Spéculation sur l’influence à venir. Certaines frat houses ont même recours à des experts RH qui viennent y enseigner les techniques de recrutement. Une professionnalisation pas si étonnante que cela, selon Hervé Azoulay, président d’Athes et spécialiste des réseaux. « Comme dans tous les réseaux, il y a des barrières pour entrer, mais une fois dedans, on est libre, assure-t-il. En France, chez les francs-maçons, la cooptation joue dans 90 % des cas, et c’est ainsi que des brebis galleuses, uniquement carriéristes, sont intégrées. » Un écueil en partie contourné par l’intervention de spécialistes du recrutement, qui aident les fraternités et sororités à repérer les talents les plus prometteurs. C’est là que la comparaison avec les compagnons s’arrête. « Les francs-­maçons recrutent selon des critères de pouvoir. Là, on spécule sur l’influence probable à venir. Beaucoup sont des fils de, surtout à Harvard ou Yale, mais, de plus en plus, les nouvelles recrues proviennent de milieux sociaux, économiques et culturels différents », distingue la sociologue Stéphanie Grousset-Charrière.

C’est le cas d’Alex, 19 ans, fils d’immigrés chinois. « Ma famille n’a pas fait d’études.
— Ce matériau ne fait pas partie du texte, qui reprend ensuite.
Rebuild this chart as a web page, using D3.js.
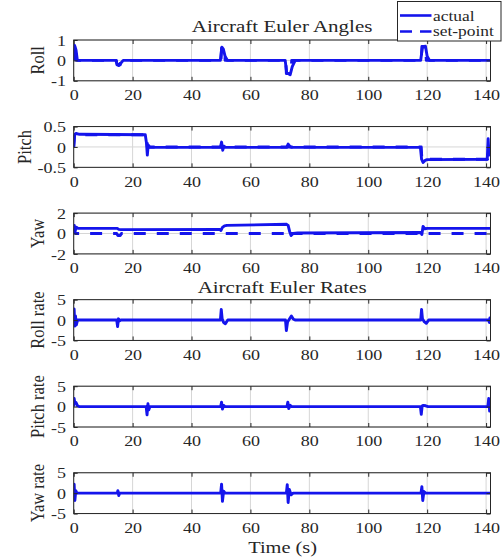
<!DOCTYPE html>
<html>
<head>
<meta charset="utf-8">
<script src="https://cdn.jsdelivr.net/npm/d3@7"></script>
<style>
  html, body { margin: 0; padding: 0; background: #ffffff; }
  svg { display: block; }
  text { font-family: "Liberation Serif", "Times New Roman", serif; fill: #262626; }
</style>
</head>
<body>
<svg id="chart" width="503" height="558"></svg>
<script>
// ---- data -------------------------------------------------------------
const timeTicks = [0, 20, 40, 60, 80, 100, 120, 140];
const timeMax = 141.5;

// Roll angle (rad)
const rollT      = [0, 0.2, 0.4, 0.8, 1.2, 1.6, 14.3, 14.8, 15.3, 15.9, 16.8, 49.8, 50.3, 50.8, 51.4, 52.2, 71.8, 72.3, 73.5, 74.2, 75.2, 117.8, 118.4, 119.4, 120.0, 120.8, 141.5];
const rollActual = [0, 0.75, 0.7, 0.5, 0.05, 0, 0, -0.2, -0.25, -0.15, 0, 0, 0.65, 0.55, 0.2, 0, 0, -0.6, -0.7, -0.3, 0, 0, 0.65, 0.7, 0.2, 0, 0];
const rollSetT   = [0, 0.1, 0.7, 0.9, 14.5, 14.7, 15.8, 16.0, 50.0, 50.2, 51.2, 51.4, 72.0, 72.2, 73.8, 74.0, 118.0, 118.2, 119.5, 119.7, 141.5];
const rollSet    = [0, 0.7, 0.7, 0, 0, -0.22, -0.22, 0, 0, 0.6, 0.6, 0, 0, -0.65, -0.65, 0, 0, 0.68, 0.68, 0, 0];
const rollTicks  = [-1, 0, 1];

// Pitch angle (rad)
const pitchT      = [0, 0.3, 0.8, 2, 24.3, 24.7, 25.0, 25.3, 25.8, 26.5, 49.8, 50.2, 50.6, 51.0, 51.5, 72.3, 72.8, 73.5, 74.0, 117.7, 118.1, 118.6, 119.3, 120, 140.4, 140.7, 141.0, 141.4];
const pitchActual = [0, 0.3, 0.33, 0.31, 0.3, 0.1, -0.2, 0.05, -0.01, -0.01, -0.01, 0.12, -0.08, 0.02, -0.01, -0.01, 0.07, 0.0, -0.01, -0.01, -0.3, -0.38, -0.33, -0.31, -0.3, 0.2, -0.2, 0.0];
const pitchSetT   = [0, 0.3, 24.8, 25.0, 118.0, 118.2, 140.5, 140.7, 141.5];
const pitchSet    = [0, 0.3, 0.3, 0, 0, -0.3, -0.3, 0, 0];
const pitchTicks  = [-0.5, 0, 0.5];

// Yaw angle (rad)
const yawT      = [0, 0.2, 0.5, 1.0, 1.5, 14.8, 15.3, 16, 49.5, 50.0, 50.5, 51.2, 52, 72.3, 72.8, 73.3, 73.8, 74.5, 76, 117.8, 118.2, 118.6, 119.2, 120, 141.5];
const yawActual = [0, 0.8, 0.3, 0.6, 0.5, 0.5, 0.4, 0.38, 0.4, 0.3, 0.6, 0.75, 0.8, 0.9, 0.8, 0.2, -0.2, 0, 0.05, 0.1, -0.1, 0.7, 0.45, 0.5, 0.5];
const yawSetT   = [0, 0.3, 0.6, 14.6, 15.0, 15.8, 16.2, 71.8, 72.2, 72.8, 73.2, 141.5];
const yawSet    = [0, 0.4, 0, 0, -0.2, -0.2, 0, 0, -0.3, -0.3, 0, 0];
const yawTicks  = [-2, 0, 2];

// Body rates (rad/s)
const rollRateT = [0, 0.15, 0.35, 0.6, 0.9, 1.3, 14.6, 14.9, 15.2, 15.6, 16, 49.8, 50.1, 50.4, 50.9, 51.5, 52.3, 71.9, 72.2, 72.6, 73.3, 73.9, 74.6, 75.3, 117.8, 118.1, 118.4, 119.0, 119.7, 120.5, 140.9, 141.1, 141.3, 141.5];
const rollRate  = [0, 2.7, -1.5, 1.0, -1.2, 0, 0, -1.6, 0.3, -0.2, 0, 0, 2.6, 0.3, -0.6, -0.9, 0, 0, -2.6, -0.5, 0.3, 1.0, 0.2, 0, 0, 2.6, 0.3, -0.4, -0.8, 0, 0, -0.6, 0.5, -0.4];
const pitchRateT = [0, 0.15, 0.4, 0.8, 1.3, 1.8, 24.6, 24.9, 25.2, 25.5, 25.9, 49.9, 50.2, 50.5, 50.9, 51.3, 72.4, 72.7, 73.0, 73.5, 74, 117.7, 118.0, 118.3, 118.7, 119.5, 120.3, 140.6, 140.9, 141.2, 141.5];
const pitchRate  = [0, 2.0, 0.8, 1.0, 0.2, 0, 0, -2.0, 0.7, -0.8, 0, 0, 1.1, -0.6, 0.3, 0, 0, 1.1, -0.5, 0.3, 0, 0, -1.9, 0.2, 0.3, 0.2, 0, 0, 2.0, -1.1, 0.3];
const yawRateT = [0, 0.15, 0.4, 0.7, 1.1, 14.8, 15.0, 15.3, 15.6, 49.9, 50.2, 50.5, 50.9, 51.4, 72.2, 72.5, 72.8, 73.2, 73.8, 74.5, 117.9, 118.2, 118.5, 118.9, 119.5, 141.5];
const yawRate  = [0, 2.2, -1.8, 0.6, 0, 0, 0.6, -0.6, 0, 0, 2.2, -2.0, 0.5, 0, 0, 2.1, -2.3, 0.9, -0.4, 0, 0, 1.6, -1.8, 0.4, 0, 0];
const rateTicks = [-5, 0, 5];

const panelLabels = ["Roll", "Pitch", "Yaw", "Roll rate", "Pitch rate", "Yaw rate"];
const groupTitles = ["Aircraft Euler Angles", "Aircraft Euler Rates"];
const legendLabels = ["actual", "set-point"];
const xAxisLabel = "Time (s)";

// ---- layout -----------------------------------------------------------
const SX = 1.2;              // horizontal text stretch
const BLUE = "#1414ec";
const AXIS = "#262626";
const GRID = "#d6d6d6";
const plotLeft = 73.7, plotRight = 490.5;
const panelTop0 = 40, panelStep = 86.55, panelH = 40.8;
const DASH = "12,11";
const LW = 2.9;
const TICK_PAD = 7.7;

const zip = (t, v) => t.map((d, i) => [d, v[i]]);
const plainNum = d => String(d);   // "-0.5", "0", "1" with a plain hyphen

const panels = [
  { label: panelLabels[0], ticks: rollTicks,  actual: zip(rollT, rollActual),   set: zip(rollSetT, rollSet) },
  { label: panelLabels[1], ticks: pitchTicks, actual: zip(pitchT, pitchActual), set: zip(pitchSetT, pitchSet) },
  { label: panelLabels[2], ticks: yawTicks,   actual: zip(yawT, yawActual),     set: zip(yawSetT, yawSet) },
  { label: panelLabels[3], ticks: rateTicks,  actual: zip(rollRateT, rollRate) },
  { label: panelLabels[4], ticks: rateTicks,  actual: zip(pitchRateT, pitchRate) },
  { label: panelLabels[5], ticks: rateTicks,  actual: zip(yawRateT, yawRate) }
];

const svg = d3.select("#chart");
svg.append("rect").attr("width", 503).attr("height", 558).attr("fill", "#ffffff");

const x = d3.scaleLinear().domain([0, timeMax]).range([plotLeft, plotRight]);

function stretchText(sel, px, py, str, size, anchor, rotate) {
  return sel.append("text")
    .attr("transform", `translate(${px},${py}) scale(${SX},1)` + (rotate ? " rotate(-90)" : ""))
    .attr("text-anchor", anchor || "middle")
    .style("font-size", size + "px")
    .text(str);
}

panels.forEach((p, i) => {
  const top = panelTop0 + i * panelStep;
  const bottom = top + panelH;
  const y = d3.scaleLinear().domain(d3.extent(p.ticks)).range([bottom, top]);
  const g = svg.append("g");

  // grid
  g.append("g").selectAll("line").data(timeTicks).join("line")
    .attr("x1", d => x(d)).attr("x2", d => x(d)).attr("y1", top).attr("y2", bottom)
    .attr("stroke", GRID).attr("stroke-width", 1);
  g.append("g").selectAll("line").data(p.ticks).join("line")
    .attr("y1", d => y(d)).attr("y2", d => y(d)).attr("x1", plotLeft).attr("x2", plotRight)
    .attr("stroke", GRID).attr("stroke-width", 1);

  // data lines
  const clipId = "clip" + i;
  g.append("clipPath").attr("id", clipId).append("rect")
    .attr("x", plotLeft).attr("y", top).attr("width", plotRight - plotLeft).attr("height", panelH);
  const line = d3.line().x(d => x(d[0])).y(d => y(d[1]));
  const lines = g.append("g").attr("clip-path", `url(#${clipId})`);
  if (p.set) {
    lines.append("path").datum(p.set).attr("d", line)
      .attr("fill", "none").attr("stroke", BLUE).attr("stroke-width", LW)
      .attr("stroke-dasharray", DASH).attr("stroke-linejoin", "round");
  }
  lines.append("path").datum(p.actual).attr("d", line)
    .attr("fill", "none").attr("stroke", BLUE).attr("stroke-width", LW)
    .attr("stroke-linejoin", "round");

  // axes with inward ticks on all four sides
  const xb = g.append("g").attr("transform", `translate(0,${bottom})`)
    .call(d3.axisBottom(x).tickValues(timeTicks).tickFormat(plainNum).tickSizeInner(-4).tickSizeOuter(0).tickPadding(0));
  const xt = g.append("g").attr("transform", `translate(0,${top})`)
    .call(d3.axisTop(x).tickValues(timeTicks).tickSizeInner(-4).tickSizeOuter(0).tickFormat(""));
  const yl = g.append("g").attr("transform", `translate(${plotLeft},0)`)
    .call(d3.axisLeft(y).tickValues(p.ticks).tickFormat(plainNum).tickSizeInner(-4).tickSizeOuter(0).tickPadding(0));
  const yr = g.append("g").attr("transform", `translate(${plotRight},0)`)
    .call(d3.axisRight(y).tickValues(p.ticks).tickSizeInner(-4).tickSizeOuter(0).tickFormat(""));
  [xb, xt, yl, yr].forEach(a => {
    a.select(".domain").remove();
    a.selectAll("line").attr("stroke", AXIS);
    a.attr("font-family", null).attr("font-size", null);
  });
  xb.selectAll("text")
    .attr("x", 0).attr("y", 19.3).attr("dy", null)
    .attr("transform", `scale(${SX},1)`)
    .style("font-size", "15px").attr("fill", AXIS);
  yl.selectAll("text")
    .attr("x", 0).attr("dy", "0.34em")
    .attr("transform", `translate(${-TICK_PAD},0) scale(${SX},1)`)
    .style("font-size", "15px").attr("fill", AXIS);

  // box
  g.append("rect").attr("x", plotLeft).attr("y", top)
    .attr("width", plotRight - plotLeft).attr("height", panelH)
    .attr("fill", "none").attr("stroke", AXIS).attr("stroke-width", 1);

  // y label, placed left of the widest tick label
  let maxLen = 0;
  yl.selectAll("text").each(function () {
    maxLen = Math.max(maxLen, this.getComputedTextLength());
  });
  const tickLeft = plotLeft - TICK_PAD - maxLen * SX;
  stretchText(g, tickLeft - 7, (top + bottom) / 2, p.label, 16.5, "middle", true);
});

// titles
stretchText(svg, (plotLeft + plotRight) / 2, 32, groupTitles[0], 17.5, "middle");
stretchText(svg, (plotLeft + plotRight) / 2, panelTop0 + 3 * panelStep - 7, groupTitles[1], 17.5, "middle");

// x label
stretchText(svg, (plotLeft + plotRight) / 2 + 0.5, 553, xAxisLabel, 17, "middle");

// legend
const lg = svg.append("g");
lg.append("rect").attr("x", 397.5).attr("y", 1.5).attr("width", 103.5).attr("height", 39.5)
  .attr("fill", "#ffffff").attr("stroke", AXIS).attr("stroke-width", 1);
lg.append("line").attr("x1", 400).attr("x2", 431.5).attr("y1", 15.5).attr("y2", 15.5)
  .attr("stroke", BLUE).attr("stroke-width", 2.6);
lg.append("line").attr("x1", 400).attr("x2", 431.5).attr("y1", 31.5).attr("y2", 31.5)
  .attr("stroke", BLUE).attr("stroke-width", 2.6).attr("stroke-dasharray", "12,8");
stretchText(lg, 433, 20.5, legendLabels[0], 14.5, "start");
stretchText(lg, 433, 36, legendLabels[1], 14.5, "start");
</script>
</body>
</html>
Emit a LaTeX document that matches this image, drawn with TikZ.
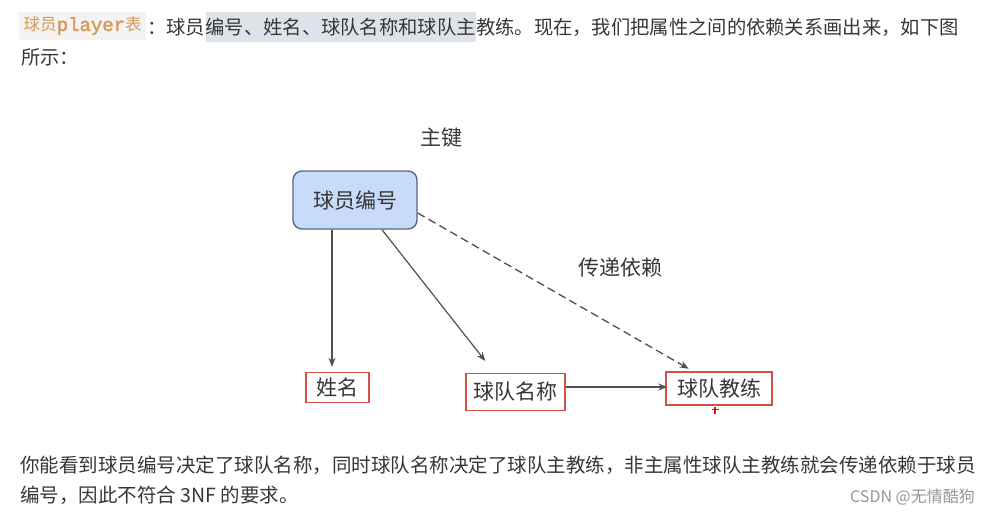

Elle n’a aucun réseau professionnel. Quand je serai diplômé, je suis sûr que mon appartenance au Phi gamma delta m’ouvrira des portes », assure cet étudiant en économie. Même écho dans la frat house d’en face, estampillée Delta khi. « Quand j’étais une fresh meat (une “viande fraîche”, un bleu, NDLR), j’étais proche d’un frère de quatrième année qui est maintenant un dirigeant d’une grande entreprise industrielle. Je suis sûr à cent pour cent qu’il m’embaucherait s’il avait besoin d’un ingénieur en informatique. Nous avons vécu ensemble, il sait que je suis intelligent et ce dont je suis capable », assure Neil Purohit, 20 ans. Contrairement à la plupart des réseaux d’anciens des grandes écoles françaises, quand on est membre d’une fraternité ou sororité, c’est à vie, et pas seulement lorsque l’on cotise. « Aux États-Unis, la reconnaissance de ceux qui nous ont faits est très importante, précise la sociologue. D’où un mécénat considérable. » Ce qui permet d’entretenir, d’une pierre deux coups, les frat houses et les carnets d’adresses.

REPÈRE

43

des cinquante plus grandes entreprises américaines sont dirigées par d’anciens étudiants de fraternity houses.

85 %

des 500 dirigeants les plus influents du pays selon le classement de Fortune sont des membres des frat et sorority houses. Idem pour 75 % des personnalités du Who’s Who américain.